Holders of basic health insurance to lose full private cover
Around 330,000 health insurance customers on the cheapest plans are to lose full cover for procedures in private hospitals from the beginning of April onwards.
The shake-up in plans will have to come into effect in a matter of weeks to comply with the terms of the Government's new risk equalisation scheme.
The executives of the country's main health insurance companies said yesterday that cheaper plans will no longer be able to offer cover of more than 66pc for the cost of a day-case procedure in a private hospital.

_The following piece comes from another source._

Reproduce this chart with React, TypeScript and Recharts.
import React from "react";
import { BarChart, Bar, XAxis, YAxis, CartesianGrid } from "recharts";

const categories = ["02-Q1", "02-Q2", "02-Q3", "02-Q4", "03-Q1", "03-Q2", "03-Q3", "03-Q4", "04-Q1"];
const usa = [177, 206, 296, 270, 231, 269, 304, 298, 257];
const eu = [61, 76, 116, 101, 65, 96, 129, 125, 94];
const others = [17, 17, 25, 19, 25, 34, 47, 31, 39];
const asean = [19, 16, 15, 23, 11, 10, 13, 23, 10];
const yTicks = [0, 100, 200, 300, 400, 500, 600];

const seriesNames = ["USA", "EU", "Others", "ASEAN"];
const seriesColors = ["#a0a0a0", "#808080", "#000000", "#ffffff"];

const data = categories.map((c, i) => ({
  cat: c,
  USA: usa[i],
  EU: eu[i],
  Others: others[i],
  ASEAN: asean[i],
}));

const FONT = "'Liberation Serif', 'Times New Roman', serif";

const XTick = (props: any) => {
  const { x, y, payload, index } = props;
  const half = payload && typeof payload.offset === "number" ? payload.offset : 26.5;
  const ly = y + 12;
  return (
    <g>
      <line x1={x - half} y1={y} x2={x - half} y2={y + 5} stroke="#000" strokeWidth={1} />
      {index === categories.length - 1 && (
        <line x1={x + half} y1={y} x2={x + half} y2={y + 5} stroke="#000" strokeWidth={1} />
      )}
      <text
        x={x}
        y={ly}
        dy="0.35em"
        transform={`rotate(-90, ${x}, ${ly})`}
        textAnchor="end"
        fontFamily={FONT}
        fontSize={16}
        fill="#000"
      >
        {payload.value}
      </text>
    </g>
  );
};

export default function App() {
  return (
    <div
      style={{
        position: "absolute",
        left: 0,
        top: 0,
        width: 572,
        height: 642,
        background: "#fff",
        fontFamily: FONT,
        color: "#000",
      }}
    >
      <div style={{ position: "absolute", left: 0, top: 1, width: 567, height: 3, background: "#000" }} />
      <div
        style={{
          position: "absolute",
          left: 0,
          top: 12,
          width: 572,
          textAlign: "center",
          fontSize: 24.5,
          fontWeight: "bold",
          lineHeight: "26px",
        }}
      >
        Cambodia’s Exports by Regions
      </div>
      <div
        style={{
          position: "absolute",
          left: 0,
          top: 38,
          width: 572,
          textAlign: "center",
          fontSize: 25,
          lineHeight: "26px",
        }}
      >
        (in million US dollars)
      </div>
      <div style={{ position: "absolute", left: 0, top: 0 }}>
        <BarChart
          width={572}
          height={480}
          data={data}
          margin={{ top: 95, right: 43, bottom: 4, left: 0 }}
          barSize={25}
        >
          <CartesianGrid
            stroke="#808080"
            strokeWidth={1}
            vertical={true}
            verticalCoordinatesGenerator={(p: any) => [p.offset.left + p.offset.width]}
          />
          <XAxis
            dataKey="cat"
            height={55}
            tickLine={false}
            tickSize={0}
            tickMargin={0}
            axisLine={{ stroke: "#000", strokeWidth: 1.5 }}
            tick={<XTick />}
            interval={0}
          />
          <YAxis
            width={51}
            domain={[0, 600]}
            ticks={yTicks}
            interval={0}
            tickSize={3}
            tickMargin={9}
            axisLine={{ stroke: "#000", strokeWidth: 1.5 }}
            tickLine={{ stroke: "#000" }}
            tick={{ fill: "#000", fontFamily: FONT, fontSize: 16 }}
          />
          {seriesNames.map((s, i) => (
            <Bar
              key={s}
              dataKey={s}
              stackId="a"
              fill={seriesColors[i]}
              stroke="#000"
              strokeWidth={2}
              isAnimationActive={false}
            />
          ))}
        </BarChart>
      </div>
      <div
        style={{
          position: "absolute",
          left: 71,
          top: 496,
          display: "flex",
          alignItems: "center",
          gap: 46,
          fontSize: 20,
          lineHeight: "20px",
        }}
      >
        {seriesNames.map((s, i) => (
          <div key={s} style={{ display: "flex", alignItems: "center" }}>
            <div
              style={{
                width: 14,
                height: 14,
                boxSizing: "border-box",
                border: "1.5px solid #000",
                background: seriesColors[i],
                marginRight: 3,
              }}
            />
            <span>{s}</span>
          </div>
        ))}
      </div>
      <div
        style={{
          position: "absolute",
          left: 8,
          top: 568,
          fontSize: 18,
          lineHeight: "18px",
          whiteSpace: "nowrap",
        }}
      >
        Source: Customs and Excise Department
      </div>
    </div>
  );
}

The lower price of these plans means most of the subscriber's care is confined to the public system, but they could previously have included a benefit, such as access to an MRI scan, in a private hospital.
However, this will change once the new risk equalisation scheme – aimed at ensuring older or sicker people do not pay higher premiums – comes into effect.
"It effectively takes important benefits from those plans with the least coverage while introducing a shortfall for those who can least afford it," Jim Dowdall, chief executive of GloHealth, told the committee.
Subscribers of these plans will be informed of the reduced private hospital cover as their subscriptions come up for renewal.
Donal Clancy, chief executive of Laya Healthcare, warned that the cost of health insurance premiums will rise by between 20pc and 40pc as a result of the government's plan to charge all insured patients who are placed in public beds.
The plan, which will be phased in over three years, threatens to mark a tipping point for the industry, he warned. Currently, companies are not required to pay if one of their members is put in a public bed – but that will change.
"Irish health insurance is in the early stages of an upwards premium rate spiral which, if not reversed, will result in the market shrinking to a fraction of its current size."
He said if the private health insurance market shrinks significantly, the proposed transition to universal health insurance, promised by the Government, will become much more difficult. John O'Dwyer, agreed that that the rise in public bed charges will push up premiums but defended the risk equalisation scheme.
He said the cost of providing cover for a member aged 35 years was €700 a year on average. However, it is €4,000 for a 75-year-old. If the 75-year-old needs to make a claim it will be costly and without risk equalisation the premium would be unaffordable.
Aviva chairman Brian Dunne said given the continued pressure on household budgets it was inevitable people will continue to abandon their health insurance.